All security issues are handled according to Kundo's incident management process.
- For an overview of this process, see the below flowchart.
- For details, look up the number in each box, and find the appropriate description below.
Detailed descriptions of each step
For more details about each step, please send an e-mail to firstname.lastname@example.org.
- Remove from public view: If the security issue was reported in a public forum instead of via a private channel, always start by removing it from public view. This is meant to limit malicious exploitation of a known security hole.
- Assign responsible developer: Reported incidents are always first assigned to an available developer. This developer is responsible for shepherding the incident through the incident management process.
- Verify & reproduce incident: The first step in assessing the severity of the reported incident is to verify and reproduce it. This could include to ask for clarification from the reporter, examining internal logs, writing code that exploits the incident - with the goal of having a better understanding of the incident that can be reasoned about internally.
- Critical incident? When the issue has been verified, the responsible developer gathers two other developer, and the person in charge of security, and decides if this issue is critical or not.
- Asses incident as either a) Non-critical or b) Critical based on the following characteristics:
- Is the privacy of customer data at stake? Yes -> Critical.
- Does this affect the normal operation of our products? Yes -> Critical.
- Is the incident actively exploited? Yes -> Critical.
- Does it only occur during very specific circumstances? Yes -> Non-critical.
- Can this issue lead to more severe follow-up issues if not handled promptly? Yes - Critical.
- Verify the identify of the reporter. Before reporting the results of our assessment of the situation the reporters identify should always be verified. This ensures information about that specific customer can be shared with the reporter, something that never should be done without verification. Verification can be accomplished in many different ways, the easiest being reestablishing contact with the reporter using public information (e.g. calling a number found on the public website or a (verified) e-mail signature).
- Report status and next steps back to the reporter. During the whole process of handling an incident, the reporter (and everyone affected by it) should be kept in the loop about what the status is. This is especially true after assessing of the incident is critical or not and when the issue has been resolved.
- Conduct post mortem meeting. During a post mortem the people involved in handling the issue gathers and tries to summarize the incident according to the following questions:
- Under which circumstances did the incident occur?
- What happened and how did Kundo respond?
- What went wrong? What checks failed?
- In what way did or processes and technology fail?

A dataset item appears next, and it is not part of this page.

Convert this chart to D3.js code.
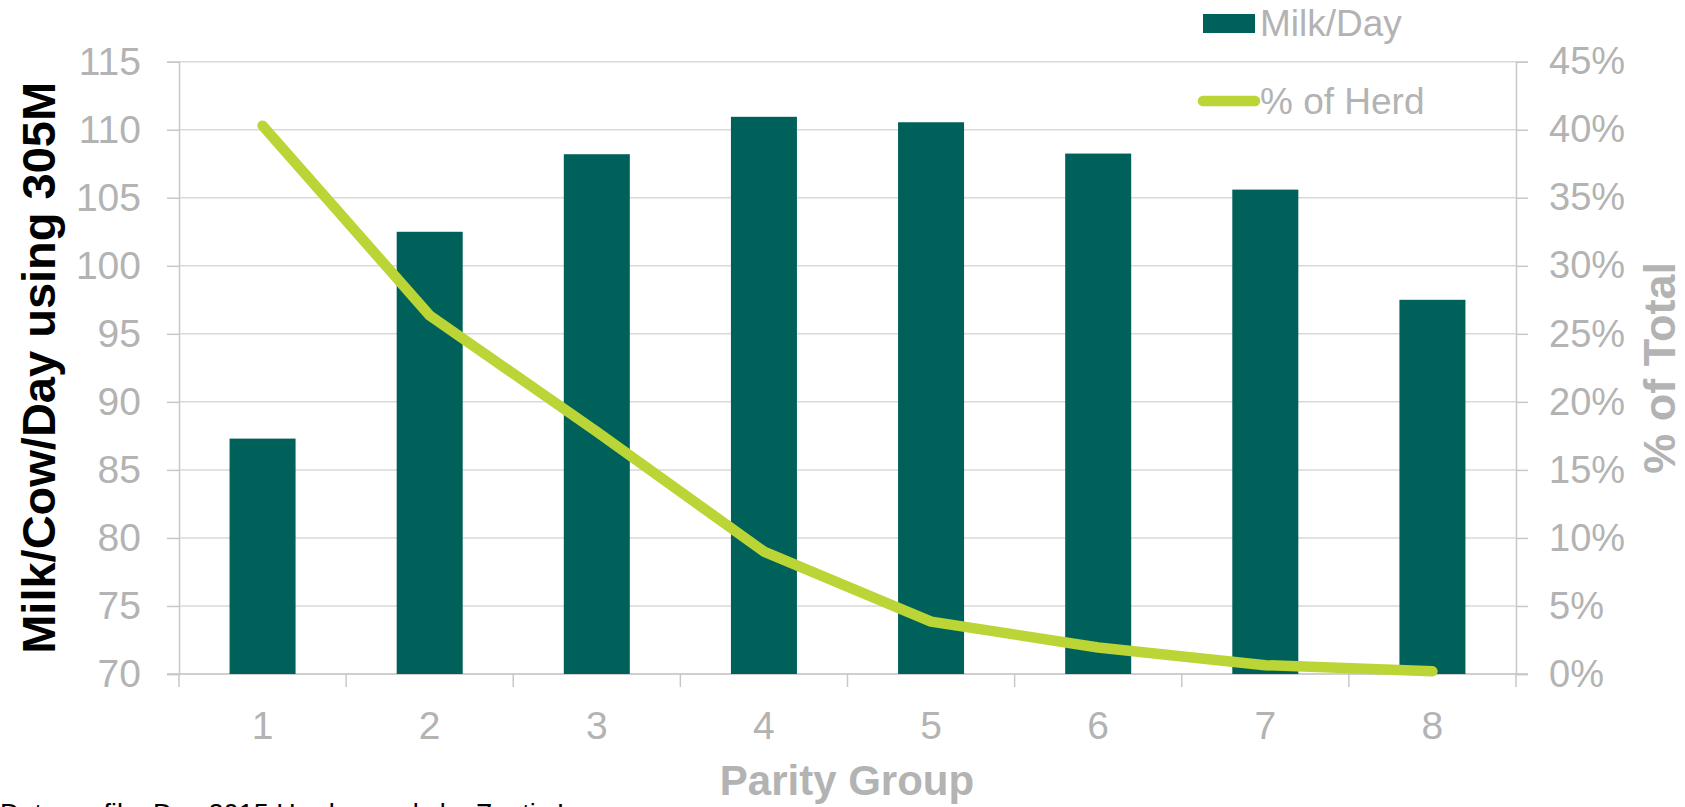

- In what way did or processes and technology work well?
- Based on this: what changes to processes or technology are we planning to do?
- Does knowledge about this issue need to be spead wider within the company?
- Has the issue been documented according to what it's severity demands?
- Issue handled according to normal development process. If the issue is deemed Non-critical it's handled as other incoming requests. These are prioritized by either the head of product or one of the team leads.
- "Stop the line" process: When a critical security incident is confirmed, a specific process in the development team is triggered. All current development is halted and the full team gathers to respond to the incident.
- Assign a developer responsible for external communication. During the handling of an incident it's important to be transparent of the status and progress towards solving it, both internally and externally. To ensure this happens, one developer does not take part in actual troubleshooting, but instead just reports the status externally, in a way that is as free of technical jargon as possible.
- Avoid further escalation of issue. The first point of order in handling an incident is trying to contain it, and avail escalation. This could include disabling parts of the system, or temporarily limiting access. It's not meant to be the final solution to the problem, but to limit it's spread, and ensure the impact is as small as possible.
- Solve root cause. When the incident has been contained, a fix for the root cause is attempted. When this is done, all systems should be back to normal, and any limitations to the system introduced in 12) should be removed.
In rare cases, the containment of the issue in 12) is enough to deescalate the issue from critical to non-critical. In that case, fixing the root cause can be postponed until later.
- Report status internally and externally. When the incident is resolved everyone involved needs to be updated in the status of the issue. The exact communication practices depends on legislation, the nature of the incident, and whose data was affected.
This process is regularly updated based on learnings from the post mortem meetings.